The novel is at once descriptive and meditative; a blues lament, a rap. It is experimental and extraordinary, and the author is no less exceptional: now a professor at Mt. Holyoke and a fellow at Yale, Herron, 43, is grappling with the recently unleashed memories of untold childhood rapes. She did not remember the abuse when she started her novel in 1972. It was only as the book neared publication two years ago, and Herron entered therapy, that she saw a link to her life.

Herron’s accusations are relentless in their horror; they are also flatly denied by many family members, including the male relative she claims first raped her in her infancy. But it was a now deceased aunt, Herron says, who orchestrated the most hideous abuse. “Two or three times a week I was taken from nursery school to a house of prostitution on 14th Street,” she begins softly, “where I became the partner of a man I called Big White Daddy. I can remember [the first time] he lowered me onto him,” Herron claims. “I thought it was an accident, but instead of lifting me off, he just jumps on the bed with me. You can imagine the scream: I was 4 years old.

“Whenever he became too brutal with [other partners], I would offer myself up sexually,” she continues. “One time, with another man, Big White Daddy was raping a little girl, and she was collapsed between them and couldn’t move. So, I distracted him. Many of the rapes occurred when I was trying to help other people.”

Herron’s currently at work on a nonfiction account of the alleged abuse, “An Instance of Holocaust,” and it promises to be as iconoclastic as her novel: Herron will not compromise her difficult yet rewarding prose.
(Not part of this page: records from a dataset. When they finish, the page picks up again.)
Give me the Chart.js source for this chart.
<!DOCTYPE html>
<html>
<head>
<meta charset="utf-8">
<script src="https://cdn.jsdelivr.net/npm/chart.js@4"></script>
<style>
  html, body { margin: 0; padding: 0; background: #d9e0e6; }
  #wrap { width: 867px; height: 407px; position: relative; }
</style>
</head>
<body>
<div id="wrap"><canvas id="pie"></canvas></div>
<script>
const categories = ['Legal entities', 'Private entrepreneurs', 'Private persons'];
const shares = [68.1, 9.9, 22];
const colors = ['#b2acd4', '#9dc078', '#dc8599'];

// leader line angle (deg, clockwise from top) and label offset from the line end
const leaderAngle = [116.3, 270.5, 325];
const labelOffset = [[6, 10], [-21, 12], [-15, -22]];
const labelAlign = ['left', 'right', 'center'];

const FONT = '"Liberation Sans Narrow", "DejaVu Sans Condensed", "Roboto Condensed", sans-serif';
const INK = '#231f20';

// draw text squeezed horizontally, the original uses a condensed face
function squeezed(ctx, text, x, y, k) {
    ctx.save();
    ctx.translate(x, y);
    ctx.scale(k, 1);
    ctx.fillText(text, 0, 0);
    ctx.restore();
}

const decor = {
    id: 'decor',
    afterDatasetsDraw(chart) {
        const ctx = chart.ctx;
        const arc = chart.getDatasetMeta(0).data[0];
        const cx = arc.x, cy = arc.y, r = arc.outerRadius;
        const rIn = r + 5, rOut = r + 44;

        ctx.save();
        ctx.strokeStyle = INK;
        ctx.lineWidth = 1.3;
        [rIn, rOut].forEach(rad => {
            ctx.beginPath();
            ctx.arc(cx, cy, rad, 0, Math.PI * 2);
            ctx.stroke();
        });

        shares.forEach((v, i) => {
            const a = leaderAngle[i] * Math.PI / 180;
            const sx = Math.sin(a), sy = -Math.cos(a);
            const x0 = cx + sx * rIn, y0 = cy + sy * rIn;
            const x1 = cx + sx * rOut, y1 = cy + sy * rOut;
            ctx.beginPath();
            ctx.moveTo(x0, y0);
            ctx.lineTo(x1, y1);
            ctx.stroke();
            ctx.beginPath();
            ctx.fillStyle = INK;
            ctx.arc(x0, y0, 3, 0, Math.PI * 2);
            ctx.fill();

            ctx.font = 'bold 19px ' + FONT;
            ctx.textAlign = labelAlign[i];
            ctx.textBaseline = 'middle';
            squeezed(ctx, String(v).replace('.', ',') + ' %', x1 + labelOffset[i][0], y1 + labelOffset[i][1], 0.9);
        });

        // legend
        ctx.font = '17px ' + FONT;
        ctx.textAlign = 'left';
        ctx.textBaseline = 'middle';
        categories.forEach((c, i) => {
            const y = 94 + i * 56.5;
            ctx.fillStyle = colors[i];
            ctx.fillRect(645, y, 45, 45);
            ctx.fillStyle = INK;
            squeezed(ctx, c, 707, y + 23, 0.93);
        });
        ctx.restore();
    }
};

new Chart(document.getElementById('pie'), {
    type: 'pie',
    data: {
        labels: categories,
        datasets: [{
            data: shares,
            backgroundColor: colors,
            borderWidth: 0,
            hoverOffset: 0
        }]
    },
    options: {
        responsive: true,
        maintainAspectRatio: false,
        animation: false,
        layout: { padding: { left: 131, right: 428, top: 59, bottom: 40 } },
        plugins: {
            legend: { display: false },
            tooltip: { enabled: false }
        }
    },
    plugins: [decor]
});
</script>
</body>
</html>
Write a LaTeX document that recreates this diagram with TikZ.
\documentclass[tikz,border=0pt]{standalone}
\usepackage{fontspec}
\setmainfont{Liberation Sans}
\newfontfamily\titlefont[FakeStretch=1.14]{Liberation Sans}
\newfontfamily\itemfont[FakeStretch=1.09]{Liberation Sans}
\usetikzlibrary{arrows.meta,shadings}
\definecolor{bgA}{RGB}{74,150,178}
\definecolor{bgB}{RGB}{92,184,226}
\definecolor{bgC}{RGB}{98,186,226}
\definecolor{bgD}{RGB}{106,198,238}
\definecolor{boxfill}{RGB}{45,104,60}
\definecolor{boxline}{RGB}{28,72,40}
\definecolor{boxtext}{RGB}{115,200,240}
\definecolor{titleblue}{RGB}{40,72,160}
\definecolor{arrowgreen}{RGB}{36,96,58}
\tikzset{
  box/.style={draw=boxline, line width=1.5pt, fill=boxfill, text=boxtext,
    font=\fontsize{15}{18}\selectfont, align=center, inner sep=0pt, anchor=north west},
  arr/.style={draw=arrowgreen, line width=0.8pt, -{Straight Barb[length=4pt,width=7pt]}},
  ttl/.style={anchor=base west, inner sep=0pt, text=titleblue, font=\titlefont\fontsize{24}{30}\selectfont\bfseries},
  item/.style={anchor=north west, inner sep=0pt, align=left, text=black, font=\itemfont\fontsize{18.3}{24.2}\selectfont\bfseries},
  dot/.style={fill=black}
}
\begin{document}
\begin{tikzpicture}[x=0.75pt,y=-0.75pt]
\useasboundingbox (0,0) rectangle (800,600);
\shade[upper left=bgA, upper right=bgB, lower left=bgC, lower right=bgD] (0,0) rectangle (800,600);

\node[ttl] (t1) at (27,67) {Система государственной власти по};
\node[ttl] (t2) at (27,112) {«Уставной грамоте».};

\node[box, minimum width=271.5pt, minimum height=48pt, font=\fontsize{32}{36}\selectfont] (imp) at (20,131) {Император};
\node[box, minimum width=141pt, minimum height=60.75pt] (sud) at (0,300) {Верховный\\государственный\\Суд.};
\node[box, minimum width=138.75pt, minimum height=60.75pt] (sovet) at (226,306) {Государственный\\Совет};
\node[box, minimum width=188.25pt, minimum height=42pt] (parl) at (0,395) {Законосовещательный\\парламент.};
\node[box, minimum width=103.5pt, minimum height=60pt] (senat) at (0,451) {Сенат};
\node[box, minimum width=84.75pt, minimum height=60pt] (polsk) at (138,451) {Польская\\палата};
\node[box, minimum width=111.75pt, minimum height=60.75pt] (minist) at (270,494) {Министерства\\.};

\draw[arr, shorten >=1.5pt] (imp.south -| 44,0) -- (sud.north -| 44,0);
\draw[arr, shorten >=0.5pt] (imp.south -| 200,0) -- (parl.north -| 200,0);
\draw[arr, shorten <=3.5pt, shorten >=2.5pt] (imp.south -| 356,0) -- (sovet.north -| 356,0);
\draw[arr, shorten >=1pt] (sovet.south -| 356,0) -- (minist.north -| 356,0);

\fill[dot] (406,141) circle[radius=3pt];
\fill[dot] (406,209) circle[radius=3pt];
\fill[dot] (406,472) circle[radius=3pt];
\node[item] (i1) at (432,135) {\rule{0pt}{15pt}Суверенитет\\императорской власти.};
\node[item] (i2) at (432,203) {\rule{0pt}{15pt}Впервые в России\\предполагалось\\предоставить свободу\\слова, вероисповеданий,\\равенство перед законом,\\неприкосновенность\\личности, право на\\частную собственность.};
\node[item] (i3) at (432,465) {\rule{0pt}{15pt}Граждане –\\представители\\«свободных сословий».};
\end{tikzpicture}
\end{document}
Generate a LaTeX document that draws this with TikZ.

When the original publisher of “Thereafter Johnnie” demanded revisions, Herron balked. “They thought it was too abstract, they didn’t think black women write like that,” she says. “They thought I should either eliminate the black speech or put more in. You had to be ‘The Color Purple’ or you had to be ‘Ulysses’.”

Herron’s writing is not without fault: sometimes the words are too opaque to let meaning shine through. But though it may have its flaws, her novel explores the politics of race and gender in an uncompromising light. Its embattled author, on a quest for self-healing, is not afraid to shine that light on herself.